• _STATED PROBLEM_
Output nothing but the lines from the one with "Give me the Plotly source for this chart." through the one with "main_rotation = 90 - 360 * ui_share / 2", including both. Leave the pictures out of the copy.

• _GIVEN DATA_
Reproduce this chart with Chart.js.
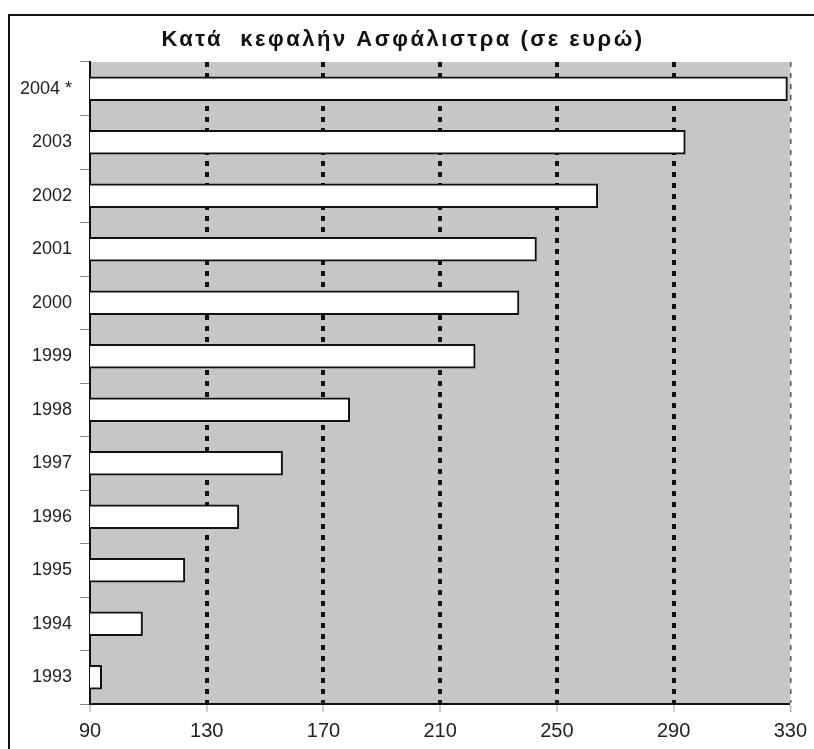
<!DOCTYPE html>
<html>
<head>
<meta charset="utf-8">
<script src="https://cdn.jsdelivr.net/npm/chart.js@4.4.0/dist/chart.umd.min.js"></script>
<style>
	html, body { margin: 0; padding: 0; background: #fff; }
	#wrap { position: relative; width: 814px; height: 749px; }
	#frame { position: absolute; left: 8px; top: 14px; right: -4px; bottom: -4px;
		border-left: 2px solid #111; border-top: 2px solid #111; pointer-events: none; }
</style>
</head>
<body>
<div id="wrap">
	<canvas id="chart-premiums" width="814" height="749"></canvas>
	<div id="frame"></div>
</div>
<script>
// Data
// ================================================================================
let chart_title = "Κατά  κεφαλήν Ασφάλιστρα (σε ευρώ)";

let year_labels = ["1993", "1994", "1995", "1996", "1997", "1998",
	"1999", "2000", "2001", "2002", "2003", "2004 *"];

let premium_values = [94, 108, 122.5, 141, 156, 179,
	222, 237, 243, 264, 294, 329];

let x_min = 90;
let x_max = 330;
let x_step = 40;

// Plugins
// ================================================================================
let plot_background = {
	id: 'plot_background',
	beforeDraw: (chart) => {
		let {ctx, chartArea: a} = chart;
		ctx.save();
		ctx.fillStyle = '#c6c6c6';
		ctx.fillRect(a.left, a.top, a.right - a.left, a.bottom - a.top);
		ctx.restore();
	}
};

// spaced-out bold title, like the scanned original
let spaced_title = {
	id: 'spaced_title',
	afterDraw: (chart) => {
		let ctx = chart.ctx;
		ctx.save();
		ctx.font = 'bold 22px "Liberation Sans", Arial, sans-serif';
		ctx.letterSpacing = '2.5px';
		ctx.fillStyle = '#111';
		ctx.textAlign = 'center';
		ctx.textBaseline = 'middle';
		ctx.fillText(chart_title, 403, 40);
		ctx.restore();
	}
};

// Chart
// ================================================================================
let premium_chart = new Chart(document.getElementById('chart-premiums'), {
	type: 'bar',
	data: {
		labels: year_labels,
		datasets: [{
			data: premium_values,
			backgroundColor: '#ffffff',
			borderColor: '#111111',
			borderWidth: 2,
			borderSkipped: false,
			barThickness: 24
		}]
	},
	options: {
		indexAxis: 'y',
		responsive: false,
		animation: false,
		layout: { padding: { top: 62, right: 23, bottom: 0, left: 0 } },
		plugins: {
			legend: { display: false },
			tooltip: { enabled: false }
		},
		scales: {
			x: {
				min: x_min,
				max: x_max,
				afterFit: (scale) => { scale.height = 45; },
				ticks: {
					stepSize: x_step,
					padding: 7,
					color: '#222',
					font: { family: '"Liberation Sans", Arial, sans-serif', size: 20 }
				},
				grid: {
					color: (c) => c.tick && c.tick.value === x_max ? '#555' : '#111',
					lineWidth: (c) => {
						if (!c.tick) return 4;
						if (c.tick.value === x_min) return 0;
						if (c.tick.value === x_max) return 1.5;
						return 4;
					},
					tickWidth: 1,
					tickColor: '#999',
					tickLength: 8
				},
				border: { color: '#111', width: 2, dash: [5, 6] }
			},
			y: {
				reverse: true,
				afterFit: (scale) => { scale.width = 90; },
				ticks: {
					padding: 8,
					color: '#222',
					font: { family: '"Liberation Sans", Arial, sans-serif', size: 18 }
				},
				grid: {
					offset: true,
					drawOnChartArea: false,
					tickColor: '#888',
					tickWidth: 1,
					tickLength: 10
				},
				border: { color: '#111', width: 2 }
			}
		}
	},
	plugins: [plot_background, spaced_title]
});
</script>
</body>
</html>
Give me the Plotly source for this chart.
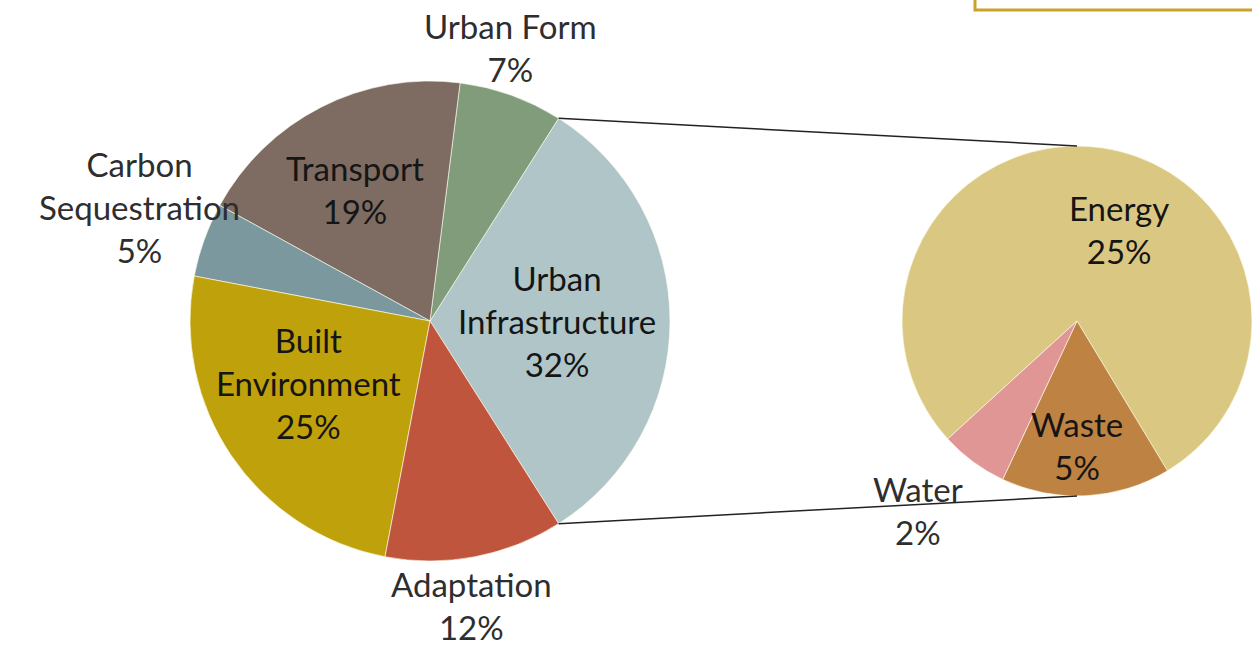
import math
import plotly.graph_objects as go

# Canvas size in pixels
W, H = 1252, 647

# Main pie: share of activity by theme (percent)
main_labels = ["Urban Infrastructure", "Urban Form", "Transport",
               "Carbon Sequestration", "Built Environment", "Adaptation"]
main_text = ["Urban<br>Infrastructure", "Urban Form", "Transport",
             "Carbon<br>Sequestration", "Built<br>Environment", "Adaptation"]
main_values = [32, 7, 19, 5, 25, 12]
main_colors = ["#B0C5C8", "#809C7A", "#7E6C62", "#7A989E", "#BFA10C", "#C0553E"]

# Secondary pie: breakdown of Urban Infrastructure (percent of total)
sub_labels = ["Energy", "Waste", "Water"]
sub_text = ["Energy", "Waste", "Water"]
sub_values = [25, 5, 2]
sub_colors = ["#DAC882", "#BE8242", "#E09694"]

# Label placement per slice: (radius as a fraction of the pie radius,
# angular nudge in degrees from the slice bisector, inside the slice?)
main_label_place = [(0.53, 0.0, True), (1.187, 3.4, False), (0.63, 2.8, True),
                    (1.30, -1.7, False), (0.567, -7.1, True), (1.20, -2.5, False)]
sub_label_place = [(0.577, -16.3, True), (0.71, -3.0, True), (1.41, -3.6, False)]

FONT = "Lato, 'Open Sans', sans-serif"
FS = 33
INSIDE_COLOR = "#151515"
OUTSIDE_COLOR = "#2e2e2e"

# Pie geometry (pixel centres and radii)
main_cx, main_cy, main_r = 430, 321, 240
sub_r = 175
sub_cx, sub_cy = W - sub_r, 321


def dom(cx, cy, r):
    return dict(x=[(cx - r) / W, (cx + r) / W],
                y=[1 - (cy + r) / H, 1 - (cy - r) / H])


# The exploded slice is centred on 3 o'clock; plotly's rotation is measured
# clockwise from 12 o'clock.
ui_share = main_values[0] / sum(main_values)
main_rotation = 90 - 360 * ui_share / 2

# Secondary pie: the Waste slice sits near the bottom
sub_total = sum(sub_values)
waste_mid = 177
sub_rotation = waste_mid - 360 * (sub_values[0] + sub_values[1] / 2) / sub_total

fig = go.Figure()

fig.add_trace(go.Pie(
    labels=main_labels, values=main_values, textinfo="none",
    sort=False, direction="counterclockwise", rotation=main_rotation,
    marker=dict(colors=main_colors, line=dict(color="rgba(255,255,240,0.6)", width=1)),
    domain=dom(main_cx, main_cy, main_r),
    showlegend=False, hoverinfo="label+value",
))

fig.add_trace(go.Pie(
    labels=sub_labels, values=sub_values, textinfo="none",
    sort=False, direction="clockwise", rotation=sub_rotation,
    marker=dict(colors=sub_colors, line=dict(color="rgba(255,255,240,0.6)", width=1)),
    domain=dom(sub_cx, sub_cy, sub_r),
    showlegend=False, hoverinfo="label+value",
))


def slice_mids(values, rotation, clockwise):
    """Bisector of each slice as a clock angle (degrees from 12 o'clock)."""
    total = sum(values)
    mids = []
    if clockwise:
        cur = rotation
        for v in values:
            span = 360 * v / total
            mids.append(cur + span / 2)
            cur += span
    else:
        # plotly puts the first slice clockwise of `rotation`, the rest anticlockwise
        span0 = 360 * values[0] / total
        mids.append(rotation + span0 / 2)
        cur = rotation
        for v in values[1:]:
            span = 360 * v / total
            mids.append(cur - span / 2)
            cur -= span
    return mids


annotations = []


def add_labels(texts, values, mids, places, cx, cy, r):
    for txt, val, mid, (frac, nudge, inside) in zip(texts, values, mids, places):
        a = math.radians(mid - nudge)  # nudge is anticlockwise
        px = cx + frac * r * math.sin(a)
        py = cy - frac * r * math.cos(a)
        annotations.append(dict(
            x=px / W, y=1 - py / H, xref="paper", yref="paper",
            text=f"{txt}<br>{val}%", showarrow=False,
            xanchor="center", yanchor="middle", align="center",
            font=dict(family=FONT, size=FS,
                      color=INSIDE_COLOR if inside else OUTSIDE_COLOR),
        ))


add_labels(main_text, main_values,
           slice_mids(main_values, main_rotation, clockwise=False),
           main_label_place, main_cx, main_cy, main_r)
add_labels(sub_text, sub_values,
           slice_mids(sub_values, sub_rotation, clockwise=True),
           sub_label_place, sub_cx, sub_cy, sub_r)

# Connector lines from the exploded slice edges to the secondary pie
a_top = math.radians(main_rotation)
a_bot = math.radians(main_rotation + 360 * ui_share)
shapes = []
for ang, sy in ((a_top, sub_cy - sub_r), (a_bot, sub_cy + sub_r)):
    x0 = main_cx + main_r * math.sin(ang)
    y0 = main_cy - main_r * math.cos(ang)
    shapes.append(dict(type="line", xref="paper", yref="paper",
                       x0=x0 / W, y0=1 - y0 / H, x1=sub_cx / W, y1=1 - sy / H,
                       line=dict(color="#222222", width=1.5)))

# Gold frame corner at the top right
shapes.append(dict(type="path", xref="paper", yref="paper",
                   path=f"M {975 / W},1 L {975 / W},{1 - 10 / H} L 1,{1 - 10 / H}",
                   line=dict(color="#C9A227", width=3)))

fig.update_layout(
    width=W, height=H,
    margin=dict(l=0, r=0, t=0, b=0),
    paper_bgcolor="white", plot_bgcolor="white",
    shapes=shapes, annotations=annotations,
)

fig.write_html("out.html")
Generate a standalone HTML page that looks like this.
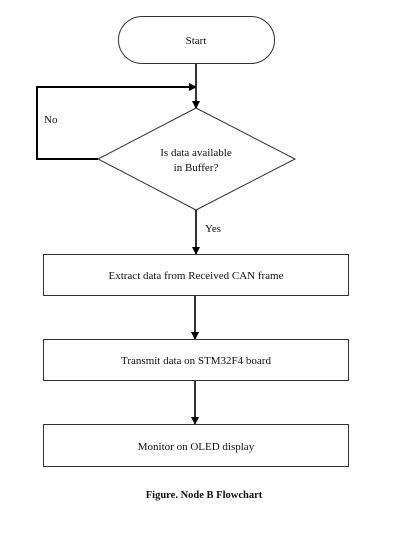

• _RESULT OF THIS EXERCISE_
Give me the Plotly source for this chart.
import math
import plotly.graph_objects as go

# Canvas size in pixels
W, H = 1252, 647

# Main pie: share of activity by theme (percent)
main_labels = ["Urban Infrastructure", "Urban Form", "Transport",
               "Carbon Sequestration", "Built Environment", "Adaptation"]
main_text = ["Urban<br>Infrastructure", "Urban Form", "Transport",
             "Carbon<br>Sequestration", "Built<br>Environment", "Adaptation"]
main_values = [32, 7, 19, 5, 25, 12]
main_colors = ["#B0C5C8", "#809C7A", "#7E6C62", "#7A989E", "#BFA10C", "#C0553E"]

# Secondary pie: breakdown of Urban Infrastructure (percent of total)
sub_labels = ["Energy", "Waste", "Water"]
sub_text = ["Energy", "Waste", "Water"]
sub_values = [25, 5, 2]
sub_colors = ["#DAC882", "#BE8242", "#E09694"]

# Label placement per slice: (radius as a fraction of the pie radius,
# angular nudge in degrees from the slice bisector, inside the slice?)
main_label_place = [(0.53, 0.0, True), (1.187, 3.4, False), (0.63, 2.8, True),
                    (1.30, -1.7, False), (0.567, -7.1, True), (1.20, -2.5, False)]
sub_label_place = [(0.577, -16.3, True), (0.71, -3.0, True), (1.41, -3.6, False)]

FONT = "Lato, 'Open Sans', sans-serif"
FS = 33
INSIDE_COLOR = "#151515"
OUTSIDE_COLOR = "#2e2e2e"

# Pie geometry (pixel centres and radii)
main_cx, main_cy, main_r = 430, 321, 240
sub_r = 175
sub_cx, sub_cy = W - sub_r, 321


def dom(cx, cy, r):
    return dict(x=[(cx - r) / W, (cx + r) / W],
                y=[1 - (cy + r) / H, 1 - (cy - r) / H])


# The exploded slice is centred on 3 o'clock; plotly's rotation is measured
# clockwise from 12 o'clock.
ui_share = main_values[0] / sum(main_values)
main_rotation = 90 - 360 * ui_share / 2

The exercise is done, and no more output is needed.